Create a simple qualification framework. BANT (Budget, Authority, Need, Timing) is a classic for a reason, though you might adapt it to your specific business. The key is ensuring everyone understands what "qualified" means and that there's a smooth transition when a prospect moves from one stage to the next.
Regular optimization is essential too. Schedule weekly sessions to review performance metrics: connection rates, meeting booking rates, show-up rates, and conversion rates at each stage. Look for patterns in what's working. Are certain industries responding better than others? Do certain message angles generate more interest? Is there a particular day or time when your outreach performs best? Use these insights to continuously refine your approach.

Building an effective sales operation isn't just about activities; it's about results. But tracking the right metrics makes all the difference between random success and predictable growth.
Start with pipeline metrics. How many opportunities are entering your pipeline each week? What's the average deal size? How long does it take from first contact to closed deal? These fundamentals tell you whether your sales engine is healthy and give you the data to forecast future revenue with confidence.
Pay special attention to conversion rates at each stage. If your SDR team is booking 20 meetings per week but only 2 are turning into opportunities, you've got a qualification problem. If you're creating lots of opportunities but few are closing, you might have a product-market fit issue or a closing skills gap. The data will tell you where to focus your improvement efforts.
Don't neglect efficiency metrics either. Cost per lead, cost per meeting, and customer acquisition cost (CAC) are critical for understanding whether your sales approach is actually sustainable. A sales operation that generates customers at $10,000 each when your average customer lifetime value is $8,000 isn't a sales operation; it's a money-burning machine.
The goal is to reach a point where you can confidently say: "If I invest X dollars in outbound sales, I can predict with reasonable accuracy that it will generate Y pipeline and Z revenue." That predictability is what allows you to scale intelligently.
If you're ready to transform your sales operation, start with clarity about your current situation. How many deals do you need to close each month to hit your goals? Working backward from there, how many qualified opportunities do you need in your pipeline? And how many outbound touches does it take to create those opportunities?
This simple math reveals your activity requirements and helps you decide whether you need to add SDR capacity, improve your messaging, target better prospects, or some combination of all three.
For most early-stage companies, the smart move is to focus relentlessly on a narrow target market. Don't try to sell to everyone. Pick one industry, one company size, or one specific use case where you know you can win, and dominate that segment. It's far more effective to be the obvious choice for a specific audience than to be a mediocre option for everyone.

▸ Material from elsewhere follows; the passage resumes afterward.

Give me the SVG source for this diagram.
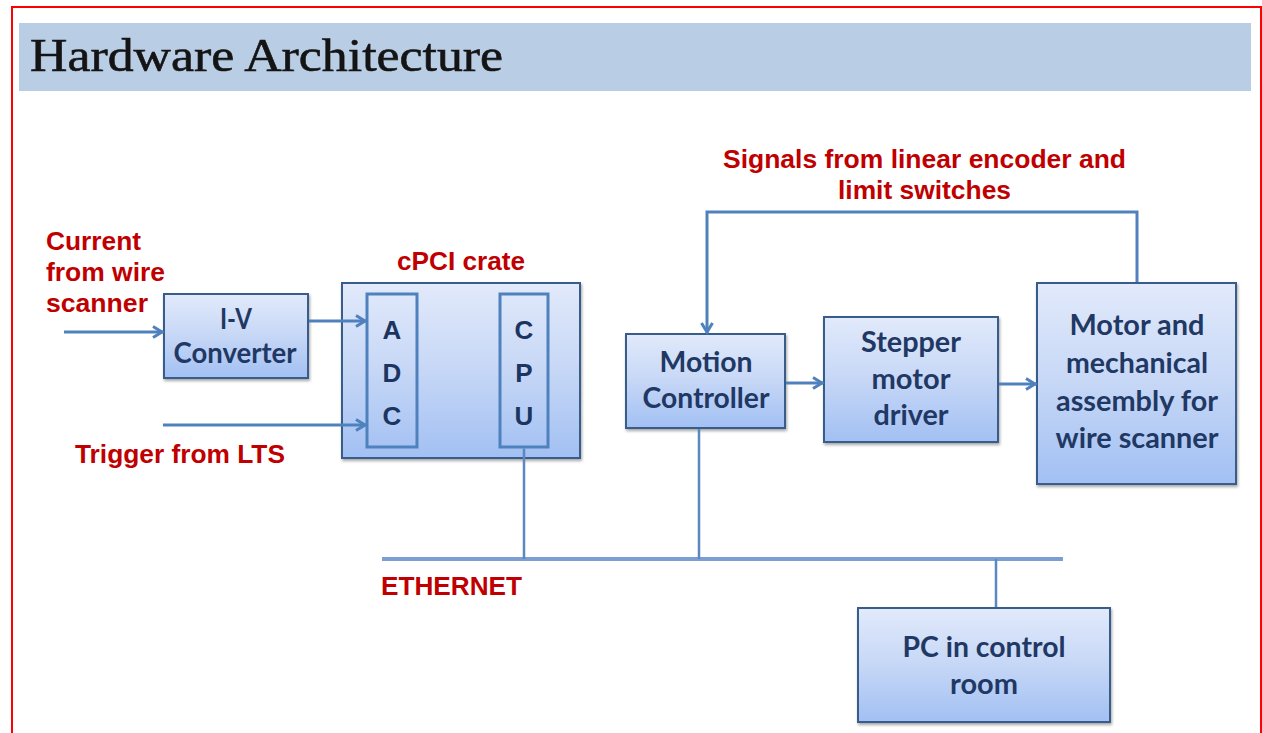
<svg xmlns="http://www.w3.org/2000/svg" width="1262" height="733" viewBox="0 0 1262 733">
<style>
.box{fill:url(#boxGrad);stroke:#385d8a;stroke-width:2;filter:url(#shadow)}
.inner{fill:none;stroke:#4f81bd;stroke-width:3}
.bt{font-family:Lato,"Open Sans",sans-serif;font-weight:bold;font-size:29px;fill:#1f3864;text-anchor:middle}
.lt{font-family:"Liberation Sans",Arial,sans-serif;font-weight:bold;font-size:26px;fill:#1b3560;text-anchor:middle}
.rt{font-family:"Liberation Sans",Arial,sans-serif;font-weight:bold;font-size:25px;fill:#c00000}
.conn{fill:none;stroke:#4f81bd;stroke-width:3}
.thin{fill:none;stroke:#5b87c2;stroke-width:2.5}
</style>
<defs>
<linearGradient id="boxGrad" x1="0" y1="0" x2="0" y2="1">
<stop offset="0" stop-color="#e2eafb"/>
<stop offset="0.5" stop-color="#c6d7f6"/>
<stop offset="1" stop-color="#a2c0f3"/>
</linearGradient>
<filter id="shadow" x="-10%" y="-10%" width="125%" height="130%">
<feDropShadow dx="1" dy="2" stdDeviation="1.5" flood-color="#000" flood-opacity="0.35"/>
</filter>
<marker id="arrow" markerUnits="userSpaceOnUse" markerWidth="16" markerHeight="16" refX="12" refY="7" orient="auto">
<path d="M2,1.5 L11,7 L2,12.5" fill="none" stroke="#4f81bd" stroke-width="3"/>
</marker>
</defs>
<rect x="0" y="0" width="1262" height="733" fill="#ffffff"/>
<rect x="12" y="7" width="1249" height="740" fill="none" stroke="#ff0000" stroke-width="2"/>
<g id="title">
<rect x="19" y="23" width="1232" height="68" fill="#b9cde5"/>
<text x="30" y="71" font-family="'Liberation Serif','Times New Roman',serif" font-size="46" fill="#141414" stroke="#141414" stroke-width="0.6" textLength="473" lengthAdjust="spacingAndGlyphs">Hardware Architecture</text>
</g>
<g id="labels">
<text class="rt" x="46" y="250" textLength="95" lengthAdjust="spacingAndGlyphs">Current</text>
<text class="rt" x="46" y="281" textLength="119" lengthAdjust="spacingAndGlyphs">from wire</text>
<text class="rt" x="46" y="312" textLength="102" lengthAdjust="spacingAndGlyphs">scanner</text>
<text class="rt" x="75" y="463" textLength="210" lengthAdjust="spacingAndGlyphs">Trigger from LTS</text>
<text class="rt" x="397" y="270" textLength="128" lengthAdjust="spacingAndGlyphs">cPCI crate</text>
<text class="rt" x="723" y="168" textLength="403" lengthAdjust="spacingAndGlyphs">Signals from linear encoder and</text>
<text class="rt" x="838" y="199" textLength="173" lengthAdjust="spacingAndGlyphs">limit switches</text>
<text class="rt" x="381" y="595" textLength="141" lengthAdjust="spacingAndGlyphs">ETHERNET</text>
</g>
<g id="iv-converter">
<rect class="box" x="164" y="294" width="144" height="84"/>
<text class="bt" x="236" y="329" textLength="32" lengthAdjust="spacingAndGlyphs">I-V</text>
<text class="bt" x="235" y="363" textLength="123" lengthAdjust="spacingAndGlyphs">Converter</text>
</g>
<g id="cpci-crate">
<rect class="box" x="342" y="283" width="238" height="175"/>
<g id="adc">
<rect class="inner" x="367" y="294" width="50" height="153"/>
<text class="lt" x="392" y="339">A</text>
<text class="lt" x="392" y="382">D</text>
<text class="lt" x="392" y="425">C</text>
</g>
<g id="cpu">
<rect class="inner" x="500" y="294" width="48" height="153"/>
<text class="lt" x="524" y="339">C</text>
<text class="lt" x="524" y="382">P</text>
<text class="lt" x="524" y="425">U</text>
</g>
</g>
<g id="motion-controller">
<rect class="box" x="626" y="334" width="159" height="94"/>
<text class="bt" x="706" y="372" textLength="93" lengthAdjust="spacingAndGlyphs">Motion</text>
<text class="bt" x="706" y="408" textLength="127" lengthAdjust="spacingAndGlyphs">Controller</text>
</g>
<g id="stepper-driver">
<rect class="box" x="824" y="317" width="174" height="125"/>
<text class="bt" x="911" y="352" textLength="100" lengthAdjust="spacingAndGlyphs">Stepper</text>
<text class="bt" x="911" y="389" textLength="79" lengthAdjust="spacingAndGlyphs">motor</text>
<text class="bt" x="911" y="425" textLength="75" lengthAdjust="spacingAndGlyphs">driver</text>
</g>
<g id="motor-assembly">
<rect class="box" x="1037" y="283" width="199" height="201"/>
<text class="bt" x="1137" y="335" textLength="135" lengthAdjust="spacingAndGlyphs">Motor and</text>
<text class="bt" x="1137" y="373" textLength="142" lengthAdjust="spacingAndGlyphs">mechanical</text>
<text class="bt" x="1137" y="411" textLength="162" lengthAdjust="spacingAndGlyphs">assembly for</text>
<text class="bt" x="1137" y="448" textLength="163" lengthAdjust="spacingAndGlyphs">wire scanner</text>
</g>
<g id="pc-control-room">
<rect class="box" x="858" y="608" width="252" height="114"/>
<text class="bt" x="984" y="657" textLength="163" lengthAdjust="spacingAndGlyphs">PC in control</text>
<text class="bt" x="984" y="694" textLength="68" lengthAdjust="spacingAndGlyphs">room</text>
</g>
<g id="connectors">
<line class="conn" x1="64" y1="332" x2="163" y2="332" marker-end="url(#arrow)"/>
<line class="conn" x1="309" y1="321" x2="366" y2="321" marker-end="url(#arrow)"/>
<line class="conn" x1="163" y1="425" x2="366" y2="425" marker-end="url(#arrow)"/>
<line class="conn" x1="786" y1="383" x2="823" y2="383" marker-end="url(#arrow)"/>
<line class="conn" x1="999" y1="384" x2="1036" y2="384" marker-end="url(#arrow)"/>
<path class="conn" d="M1137,282 V212 H707 V333" marker-end="url(#arrow)"/>
<line x1="382" y1="559" x2="1063" y2="559" stroke="#7b9fd2" stroke-width="4"/>
<line class="thin" x1="524" y1="448.5" x2="524" y2="559"/>
<line class="thin" x1="699" y1="429" x2="699" y2="559"/>
<line class="thin" x1="996" y1="559" x2="996" y2="607"/>
</g>
</svg>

Finally, remember that building a sales operation is an iterative process. You won't get everything right on the first try, and that's okay. The companies that win aren't the ones that execute perfectly from day one; they're the ones that learn fast, adapt quickly, and consistently improve their approach based on real-world feedback.
Your sales engine is ultimately the lifeblood of your business. Whether you choose to build it traditionally, embrace outsourcing for specialized functions, or create some hybrid model, the key is taking action. Every day you wait to solve your sales challenges is a day your competitors are pulling ahead.
The tools, talent, and strategies exist today to build effective sales operations at a fraction of the traditional cost. The only question is: will you take advantage of them?